Gather up every line that includes the string "chart".
^^^^^^^^^^^^^^^^
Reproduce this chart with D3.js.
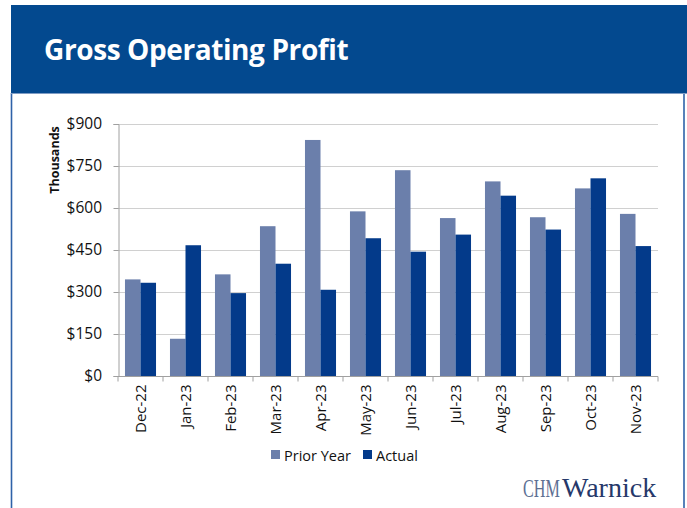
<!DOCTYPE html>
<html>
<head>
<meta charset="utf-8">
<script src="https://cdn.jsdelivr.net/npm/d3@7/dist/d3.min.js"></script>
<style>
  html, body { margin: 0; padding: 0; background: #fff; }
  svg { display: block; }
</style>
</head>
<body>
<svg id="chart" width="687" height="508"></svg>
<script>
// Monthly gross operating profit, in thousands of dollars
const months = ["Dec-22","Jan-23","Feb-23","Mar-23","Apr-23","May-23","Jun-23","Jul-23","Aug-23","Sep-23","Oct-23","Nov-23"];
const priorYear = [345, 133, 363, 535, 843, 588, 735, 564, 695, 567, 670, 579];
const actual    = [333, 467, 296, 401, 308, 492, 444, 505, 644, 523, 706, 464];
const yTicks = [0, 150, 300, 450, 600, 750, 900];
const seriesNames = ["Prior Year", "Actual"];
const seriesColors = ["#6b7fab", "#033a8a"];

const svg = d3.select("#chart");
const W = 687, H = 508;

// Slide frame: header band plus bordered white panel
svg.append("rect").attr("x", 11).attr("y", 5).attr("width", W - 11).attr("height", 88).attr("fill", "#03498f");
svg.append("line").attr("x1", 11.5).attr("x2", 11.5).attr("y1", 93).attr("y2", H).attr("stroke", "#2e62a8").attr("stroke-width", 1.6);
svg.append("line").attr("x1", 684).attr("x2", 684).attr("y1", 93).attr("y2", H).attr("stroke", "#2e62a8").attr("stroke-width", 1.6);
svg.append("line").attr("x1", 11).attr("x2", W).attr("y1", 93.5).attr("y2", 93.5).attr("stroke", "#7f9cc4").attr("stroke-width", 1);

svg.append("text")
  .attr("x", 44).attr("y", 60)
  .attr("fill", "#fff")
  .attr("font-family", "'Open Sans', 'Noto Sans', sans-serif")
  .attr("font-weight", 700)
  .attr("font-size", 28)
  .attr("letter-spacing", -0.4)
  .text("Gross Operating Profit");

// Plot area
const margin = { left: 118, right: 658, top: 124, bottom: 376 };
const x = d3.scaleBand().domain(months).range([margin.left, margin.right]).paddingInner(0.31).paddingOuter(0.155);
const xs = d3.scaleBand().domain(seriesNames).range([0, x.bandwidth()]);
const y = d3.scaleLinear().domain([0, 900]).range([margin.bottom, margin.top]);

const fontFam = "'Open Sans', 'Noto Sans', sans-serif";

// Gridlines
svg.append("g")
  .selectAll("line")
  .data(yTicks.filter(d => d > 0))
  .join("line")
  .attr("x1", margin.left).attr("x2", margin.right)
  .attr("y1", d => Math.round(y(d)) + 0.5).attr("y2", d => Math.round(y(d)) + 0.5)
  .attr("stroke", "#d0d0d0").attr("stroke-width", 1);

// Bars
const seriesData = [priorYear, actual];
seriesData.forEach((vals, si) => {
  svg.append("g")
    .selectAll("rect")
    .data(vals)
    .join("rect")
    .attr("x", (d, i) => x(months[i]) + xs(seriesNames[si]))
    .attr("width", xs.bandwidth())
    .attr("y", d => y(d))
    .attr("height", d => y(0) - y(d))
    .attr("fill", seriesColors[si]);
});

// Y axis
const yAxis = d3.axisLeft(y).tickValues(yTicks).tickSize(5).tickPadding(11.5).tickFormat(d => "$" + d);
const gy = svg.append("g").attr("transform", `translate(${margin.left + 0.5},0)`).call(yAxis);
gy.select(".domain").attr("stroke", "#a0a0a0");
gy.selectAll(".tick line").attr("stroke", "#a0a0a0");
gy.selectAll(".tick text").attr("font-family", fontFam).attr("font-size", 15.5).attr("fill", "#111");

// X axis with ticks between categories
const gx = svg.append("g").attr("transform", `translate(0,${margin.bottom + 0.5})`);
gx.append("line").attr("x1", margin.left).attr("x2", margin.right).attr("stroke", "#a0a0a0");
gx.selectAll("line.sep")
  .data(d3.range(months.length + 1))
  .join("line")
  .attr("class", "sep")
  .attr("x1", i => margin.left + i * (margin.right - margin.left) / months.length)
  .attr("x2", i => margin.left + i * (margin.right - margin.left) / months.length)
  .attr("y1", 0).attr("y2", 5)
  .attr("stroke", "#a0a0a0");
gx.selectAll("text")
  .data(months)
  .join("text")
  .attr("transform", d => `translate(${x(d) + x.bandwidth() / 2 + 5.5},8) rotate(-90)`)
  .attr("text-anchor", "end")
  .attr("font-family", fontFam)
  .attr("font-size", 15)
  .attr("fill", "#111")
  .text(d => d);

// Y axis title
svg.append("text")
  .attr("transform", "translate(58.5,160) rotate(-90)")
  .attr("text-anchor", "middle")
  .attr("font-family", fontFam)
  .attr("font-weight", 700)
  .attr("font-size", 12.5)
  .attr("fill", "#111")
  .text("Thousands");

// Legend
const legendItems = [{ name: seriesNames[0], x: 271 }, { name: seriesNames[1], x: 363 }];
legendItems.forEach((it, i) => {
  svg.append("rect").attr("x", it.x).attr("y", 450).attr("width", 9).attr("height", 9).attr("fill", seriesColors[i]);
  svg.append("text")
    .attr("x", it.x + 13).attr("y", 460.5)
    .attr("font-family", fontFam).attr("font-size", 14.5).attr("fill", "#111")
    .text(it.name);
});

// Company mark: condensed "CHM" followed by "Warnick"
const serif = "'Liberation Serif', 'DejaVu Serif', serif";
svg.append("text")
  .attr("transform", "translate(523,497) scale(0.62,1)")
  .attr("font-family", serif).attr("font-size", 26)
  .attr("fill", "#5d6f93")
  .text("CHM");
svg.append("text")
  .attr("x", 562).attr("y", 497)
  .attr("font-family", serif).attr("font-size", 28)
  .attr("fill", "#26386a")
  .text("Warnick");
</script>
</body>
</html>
^^^^^^^^^^^^^^^^
— Exercise answer —
Reproduce this chart with D3.js.
<svg id="chart" width="687" height="508"></svg>
const svg = d3.select("#chart");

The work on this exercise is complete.